Sizzling vegetable prices in India that have kept inflation high are beginning to cool, helping price growth return toward the central bank’s target band and allowing policy makers to keep interest rates lower for longer.
The wholesale price for staples such as onions was 29 rupees (39 cents) a kilogram in New Delhi on Tuesday, down 29% from Nov. 1, while the price of tomatoes fell about 11%, according to the department of consumer affairs. Potatoes dropped 1.7% to 29.5 rupees during the same period, it said.

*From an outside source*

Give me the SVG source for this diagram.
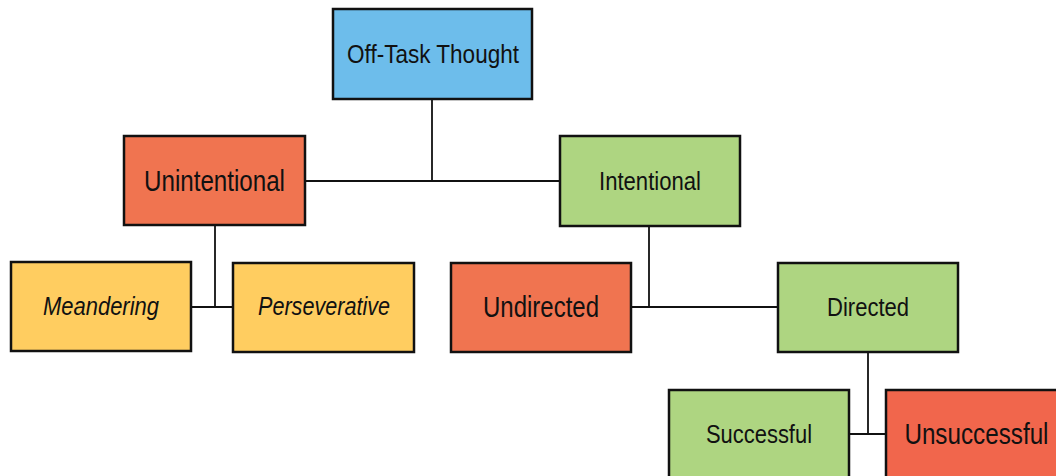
<svg xmlns="http://www.w3.org/2000/svg" width="1056" height="476" viewBox="0 0 1056 476">
<style>
.box{stroke:#111;stroke-width:2.5}
.blue{fill:#6DBDEB}
.red{fill:#F07450}
.red2{fill:#F1664C}
.green{fill:#AED581}
.yellow{fill:#FFCD60}
text{font-family:"Liberation Sans",Arial,sans-serif;fill:#111;text-anchor:middle}
.lg{font-size:29px}
.sm{font-size:25px}
.md{font-size:26px}
.it{font-size:26px;font-style:italic}
.conn line{stroke:#111;stroke-width:1.8}
</style>
<rect width="1056" height="476" fill="#fff"/>
<g class="conn" id="connectors">
<line x1="432" y1="99" x2="432" y2="181"/>
<line x1="305" y1="181" x2="560" y2="181"/>
<line x1="215" y1="225" x2="215" y2="307"/>
<line x1="191" y1="307" x2="233" y2="307"/>
<line x1="649" y1="226" x2="649" y2="307"/>
<line x1="631" y1="307" x2="778" y2="307"/>
<line x1="868" y1="352" x2="868" y2="434"/>
<line x1="849" y1="434" x2="886" y2="434"/>
</g>
<g id="offtask"><rect class="box blue" x="333" y="9" width="199" height="90"/><text class="md" x="433" y="63" textLength="172" lengthAdjust="spacingAndGlyphs">Off-Task Thought</text></g>
<g id="unintentional"><rect class="box red" x="124" y="136" width="181" height="89"/><text class="lg" x="214.5" y="191" textLength="141" lengthAdjust="spacingAndGlyphs">Unintentional</text></g>
<g id="intentional"><rect class="box green" x="560" y="136" width="180" height="90"/><text class="sm" x="650" y="190" textLength="102" lengthAdjust="spacingAndGlyphs">Intentional</text></g>
<g id="meandering"><rect class="box yellow" x="11" y="262" width="180" height="89"/><text class="it" x="101" y="315" textLength="116" lengthAdjust="spacingAndGlyphs">Meandering</text></g>
<g id="perseverative"><rect class="box yellow" x="233" y="263" width="181" height="89"/><text class="it" x="324" y="315" textLength="132" lengthAdjust="spacingAndGlyphs">Perseverative</text></g>
<g id="undirected"><rect class="box red" x="451" y="263" width="180" height="89"/><text class="lg" x="541" y="317" textLength="116" lengthAdjust="spacingAndGlyphs">Undirected</text></g>
<g id="directed"><rect class="box green" x="778" y="263" width="180" height="89"/><text class="sm" x="868" y="316" textLength="82" lengthAdjust="spacingAndGlyphs">Directed</text></g>
<g id="successful"><rect class="box green" x="669" y="390" width="180" height="89"/><text class="sm" x="759" y="443" textLength="106" lengthAdjust="spacingAndGlyphs">Successful</text></g>
<g id="unsuccessful"><rect class="box red2" x="886" y="390" width="181" height="89"/><text class="lg" transform="scale(0.836 1)" x="1168" y="444">Unsuccessful</text></g>
</svg>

With fresh crops arriving at wholesale markets, including in New Delhi’s Azadpur Mandi, one of Asia’s biggest fruit and vegetable markets, the prices are expected to decline further in coming days, according to Rajinder Sharma, a trader whose family has been trading in potatoes and onions for more than a century.
While data later Thursday is expected to show retail inflation was still sticky at 7.3% in October, economists see declining food prices -- which account for 54% of the consumer price basket -- helping ease price gains from November onward.
“The slowdown in food price gains is likely to become more evident starting in December on account of a high year-earlier base and an expected record harvest of the summer crop,” said Bloomberg Economics’ Abhishek Gupta.
The easing prices may not be enough yet to nudge the central bank’s Monetary Policy Committee to resume interest-rate cuts to support an economy headed for its deepest annual contraction this financial year. But it is just what’s needed to move the inflation trajectory toward the Reserve Bank of India’s 2%-6% target band.
The central bank, which is scheduled to announce its next rate decision on Dec. 4, is forecasting inflation to ease to 5.4% in the current quarter, and slow to 4.5% in the three months to March. Economists expect policy makers to continue with their lower rates-for-longer stance adopted at their last meeting in October.
“We expect another pause from the RBI” next month, said Teresa John, an economist at Nirmal Bang Equities Pvt. in Mumbai. “The recent uptick in high frequency indicators and an improved GDP reading in the fiscal second-quarter will provide some comfort to the RBI.”